Bis jetzt sei es so gewesen, erklärt Gussen, dass man sogenannte ökologische Vorrangflächen von fünf Prozent erfüllen musste. In der hiesigen Region sei dies häufig durch blühende Zwischenfrüchte erfüllt worden, die nach der Ernte des Getreides ausgesät werden. Diese Art des ökologischen Ausgleichs wird dann mit einem Faktor von 0,3 Prozent belegt. Heißt: Wenn der Landwirt eigentlich eine 10 Hektar große ökologische Vorrangfläche auf dem Feld berücksichtigen muss, müssen zwischen den Ernten 33 Hektar mit den blühenden Pflanzen belegt werden. Nebenbei bemerkt haben Länder wie Österreich und Dänemark bereits zu Anfang des Jahres diese Regelung außer Kraft gesetzt, damit die Landwirte mehr produzieren können, um den Bedarf des Weltmarktes besser zu decken.
Zwischenpflanzungen dürfen die Landwirte jetzt, auch nach der Zustimmung durch den Bund, nicht mehr machen. Vielmehr dürfen Landwirte ab der kommenden Pflanzperiode mit der neuen GAP-Reform vier Prozent des Ackers nicht wirtschaftlich nutzen. Durch eine Sonderregelung Deutschlands darf man auf diesen Flächen gar nichts machen. Auch das Einsäen einer bienenfreundlichen Blühmischung ist verboten. Selbstbegrünung nennt man das.

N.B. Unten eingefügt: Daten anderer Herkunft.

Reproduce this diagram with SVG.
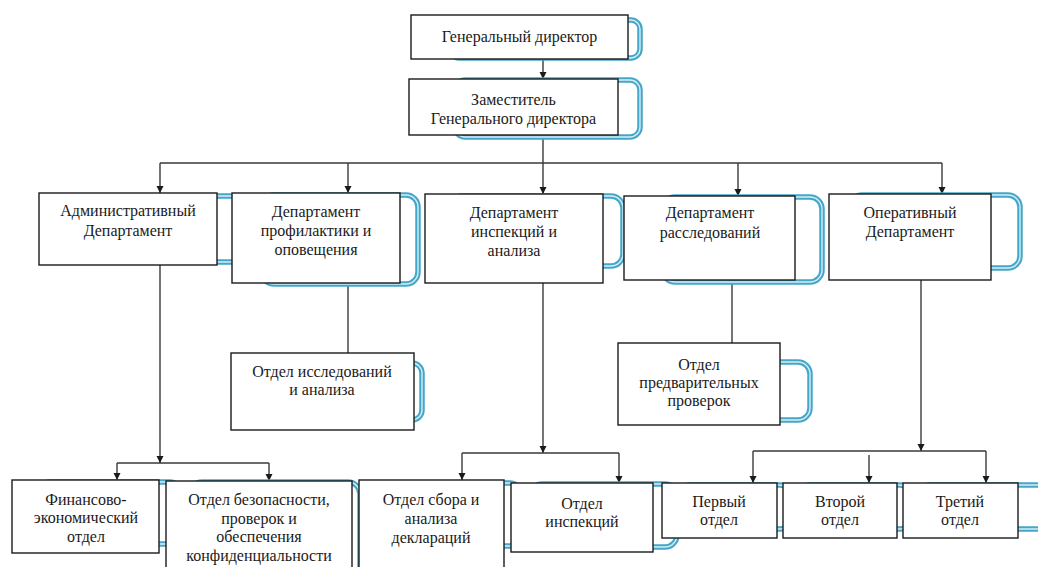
<svg xmlns="http://www.w3.org/2000/svg" width="1038" height="567" viewBox="0 0 1038 567">
<defs>
<style>
.box{fill:#ffffff;stroke:#1a1a1a;stroke-width:1.4}
.sh{fill:none;stroke:#45a7c8;stroke-width:5.5}
.shi{fill:none;stroke:#d4eef6;stroke-width:1.4}
.t{font-size:16px;fill:#1a1a1a;text-anchor:middle}
.ln{fill:none;stroke:#3a3a3a;stroke-width:1.4}
</style>
<marker id="ar" markerUnits="userSpaceOnUse" markerWidth="8" markerHeight="8" refX="7" refY="4" orient="auto">
<path d="M0,0.5 L7,4 L0,7.5 z" fill="#1a1a1a"/>
</marker>
</defs>
<rect width="1038" height="567" fill="#ffffff"/>

<g id="connectors">
<line class="ln" x1="543" y1="59" x2="543" y2="79" marker-end="url(#ar)"/>
<line class="ln" x1="543" y1="135" x2="543" y2="163"/>
<line class="ln" x1="160" y1="163" x2="942" y2="163"/>
<line class="ln" x1="160" y1="163" x2="160" y2="193" marker-end="url(#ar)"/>
<line class="ln" x1="348" y1="163" x2="348" y2="193" marker-end="url(#ar)"/>
<line class="ln" x1="543" y1="163" x2="543" y2="194" marker-end="url(#ar)"/>
<line class="ln" x1="738" y1="163" x2="738" y2="196" marker-end="url(#ar)"/>
<line class="ln" x1="942" y1="163" x2="942" y2="194" marker-end="url(#ar)"/>
<line class="ln" x1="160" y1="265" x2="160" y2="463" marker-end="url(#ar)"/>
<line class="ln" x1="117" y1="463" x2="269" y2="463"/>
<line class="ln" x1="117" y1="463" x2="117" y2="480" marker-end="url(#ar)"/>
<line class="ln" x1="269" y1="463" x2="269" y2="481" marker-end="url(#ar)"/>
<line class="ln" x1="348" y1="283" x2="348" y2="353"/>
<line class="ln" x1="543" y1="283" x2="543" y2="453" marker-end="url(#ar)"/>
<line class="ln" x1="462" y1="453" x2="619" y2="453"/>
<line class="ln" x1="462" y1="453" x2="462" y2="480" marker-end="url(#ar)"/>
<line class="ln" x1="619" y1="453" x2="619" y2="483" marker-end="url(#ar)"/>
<line class="ln" x1="732" y1="280" x2="732" y2="343"/>
<line class="ln" x1="921" y1="280" x2="921" y2="451" marker-end="url(#ar)"/>
<line class="ln" x1="753" y1="451" x2="986" y2="451"/>
<line class="ln" x1="753" y1="451" x2="753" y2="483" marker-end="url(#ar)"/>
<line class="ln" x1="869" y1="455" x2="869" y2="483" marker-end="url(#ar)"/>
<line class="ln" x1="986" y1="451" x2="986" y2="483" marker-end="url(#ar)"/>
</g>

<g id="nodes" font-family="Liberation Serif, Times New Roman, DejaVu Serif, serif">
<g id="n-gendir">
<rect class="sh" x="450" y="20" width="190" height="38" rx="9"/><rect class="shi" x="450" y="20" width="190" height="38" rx="9"/>
<rect class="box" x="411" y="15" width="217" height="44"/>
<text class="t" x="519.5" y="42">Генеральный директор</text>
</g>
<g id="n-deputy">
<rect class="sh" x="455" y="80" width="185" height="57" rx="10"/><rect class="shi" x="455" y="80" width="185" height="57" rx="10"/>
<rect class="box" x="409" y="79" width="209" height="56"/>
<text class="t" x="513.5" y="105">Заместитель</text>
<text class="t" x="513.5" y="124">Генерального директора</text>
</g>
<g id="n-admin">
<rect class="sh" x="60" y="196" width="185" height="66" rx="10"/><rect class="shi" x="60" y="196" width="185" height="66" rx="10"/>
<rect class="box" x="39" y="193" width="178" height="72"/>
<text class="t" x="128" y="216">Административный</text>
<text class="t" x="128" y="236">Департамент</text>
</g>
<g id="n-prof">
<rect class="sh" x="262" y="195" width="156" height="89" rx="12"/><rect class="shi" x="262" y="195" width="156" height="89" rx="12"/>
<rect class="box" x="232" y="193" width="168" height="90"/>
<text class="t" x="316" y="217">Департамент</text>
<text class="t" x="316" y="236">профилактики и</text>
<text class="t" x="316" y="255">оповещения</text>
</g>
<g id="n-insp">
<rect class="sh" x="450" y="196" width="173" height="70" rx="12"/><rect class="shi" x="450" y="196" width="173" height="70" rx="12"/>
<rect class="box" x="425" y="194" width="178" height="89"/>
<text class="t" x="514" y="218">Департамент</text>
<text class="t" x="514" y="237">инспекций и</text>
<text class="t" x="514" y="256">анализа</text>
</g>
<g id="n-rassl">
<rect class="sh" x="663" y="197" width="159" height="85" rx="12"/><rect class="shi" x="663" y="197" width="159" height="85" rx="12"/>
<rect class="box" x="624" y="196" width="171" height="84"/>
<text class="t" x="710" y="218">Департамент</text>
<text class="t" x="710" y="238">расследований</text>
</g>
<g id="n-oper">
<rect class="sh" x="850" y="195" width="170" height="73" rx="12"/><rect class="shi" x="850" y="195" width="170" height="73" rx="12"/>
<rect class="box" x="829" y="194" width="162" height="86"/>
<text class="t" x="910" y="218">Оперативный</text>
<text class="t" x="910" y="237">Департамент</text>
</g>
<g id="n-issl">
<rect class="sh" x="260" y="363" width="162" height="57" rx="10"/><rect class="shi" x="260" y="363" width="162" height="57" rx="10"/>
<rect class="box" x="231" y="353" width="183" height="77"/>
<text class="t" x="322" y="377">Отдел исследований</text>
<text class="t" x="322" y="395">и анализа</text>
</g>
<g id="n-predv">
<rect class="sh" x="640" y="362" width="170" height="58" rx="12"/><rect class="shi" x="640" y="362" width="170" height="58" rx="12"/>
<rect class="box" x="618" y="343" width="162" height="82"/>
<text class="t" x="699" y="370">Отдел</text>
<text class="t" x="699" y="388">предварительных</text>
<text class="t" x="699" y="406">проверок</text>
</g>
<g id="n-fin">
<rect class="sh" x="40" y="482" width="140" height="62" rx="10"/><rect class="shi" x="40" y="482" width="140" height="62" rx="10"/>
<rect class="box" x="12" y="480" width="147" height="73"/>
<text class="t" x="86" y="505">Финансово-</text>
<text class="t" x="86" y="523">экономический</text>
<text class="t" x="86" y="542">отдел</text>
</g>
<g id="n-bezop">
<rect class="sh" x="190" y="482" width="170" height="100" rx="12"/><rect class="shi" x="190" y="482" width="170" height="100" rx="12"/>
<rect class="box" x="166" y="481" width="186" height="100"/>
<text class="t" x="259" y="505">Отдел безопасности,</text>
<text class="t" x="259" y="524">проверок и</text>
<text class="t" x="259" y="542">обеспечения</text>
<text class="t" x="259" y="561">конфиденциальности</text>
</g>
<g id="n-sbor">
<rect class="sh" x="380" y="483" width="140" height="63" rx="10"/><rect class="shi" x="380" y="483" width="140" height="63" rx="10"/>
<rect class="box" x="359" y="480" width="145" height="100"/>
<text class="t" x="431" y="505">Отдел сбора и</text>
<text class="t" x="431" y="524">анализа</text>
<text class="t" x="431" y="543">деклараций</text>
</g>
<g id="n-inspotd">
<rect class="sh" x="530" y="484" width="147" height="63" rx="12"/><rect class="shi" x="530" y="484" width="147" height="63" rx="12"/>
<rect class="box" x="511" y="483" width="142" height="69"/>
<text class="t" x="582" y="509">Отдел</text>
<text class="t" x="582" y="527">инспекций</text>
</g>
<g id="n-perv">
<rect class="sh" x="680" y="485" width="110" height="44" rx="10"/><rect class="shi" x="680" y="485" width="110" height="44" rx="10"/>
<rect class="box" x="662" y="483" width="115" height="55"/>
<text class="t" x="719" y="507">Первый</text>
<text class="t" x="719" y="525">отдел</text>
</g>
<g id="n-vtor">
<rect class="sh" x="800" y="485" width="110" height="44" rx="10"/><rect class="shi" x="800" y="485" width="110" height="44" rx="10"/>
<rect class="box" x="783" y="483" width="114" height="55"/>
<text class="t" x="840" y="507">Второй</text>
<text class="t" x="840" y="525">отдел</text>
</g>
<g id="n-tret">
<rect class="sh" x="920" y="485" width="130" height="44" rx="10"/><rect class="shi" x="920" y="485" width="130" height="44" rx="10"/>
<rect class="box" x="903" y="483" width="115" height="55"/>
<text class="t" x="960" y="507">Третий</text>
<text class="t" x="960" y="525">отдел</text>
</g>
</g>
</svg>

In Jülich mit insgesamt 3900 Hektar Ackerfläche kann damit auf 158 Hektar nichts angebaut werden. Ein Gedankenspiel: Würde auf dieser Fläche nur Weizen angebaut werden, könnte man einen Ertrag von 1264 Tonnen Weizen erwirtschaften. Deutschlandweit sind es ganze 468.000 Hektar. „Unser Antritt ist, dass wir auch auf dieser Fläche im nächsten Jahr produzieren können. Wir müssen jetzt wissen, was im nächsten Jahr angebaut wird. Im August wird der Raps gesät, im September Gerste und Anfang Oktober Weizen. Brüssel muss jetzt entscheiden, die vier Prozent für das nächste Jahr freizugeben. Wir sehen eine Verpflichtung aufgrund der weltweiten Situation“, so Gussen.